Simulations show kicks of a few km/s can produce observed eccentricities.

The model aligns with observed eccentricities without requiring circumbinary disks.

It offers an alternative explanation to accretion-induced collapse and other theories.

Abstract

Binary millisecond pulsars (MSPs) are believed to have descended from low-mass X-ray binaries (LMXBs), which have experienced substantial mass transfer and tidal circularization. Therefore, they should have very circular orbits. However, the discovery of several eccentric binary MSPs (with eccentricity $e\sim 0.01-0.1$) challenges this standard picture.
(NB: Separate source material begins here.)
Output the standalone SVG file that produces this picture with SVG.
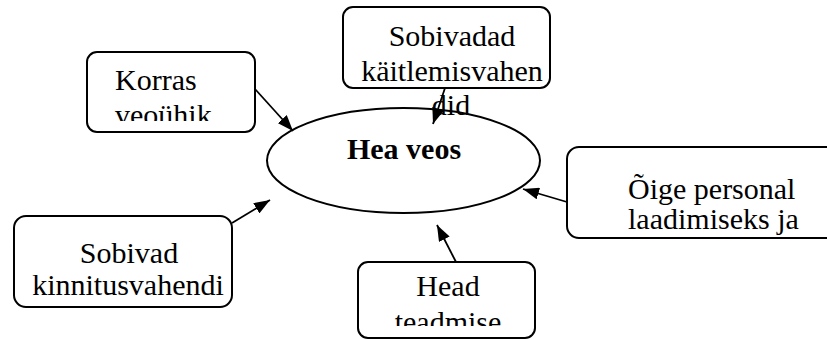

Three models have been proposed thus far based on accretion-induced collapse of massive white dwarfs (WDs), neutron star-strange star transition, and formation of circumbinary disks. All of them are subject to various uncertainties, and are not entirely consistent with observations. Here we propose an alternative model taking into account the influence of thermonuclear flashes on proto-WDs. We assume that the flashes lead to asymmetrical mass ejection, which imparts a mild kick on the proto-WDs. By simulating orbital changes of binary MSPs with multiple shell flashes, we show that it is possible to reproduce the observed eccentricities, provided that the kick velocities are around a few kms$^{-1}$.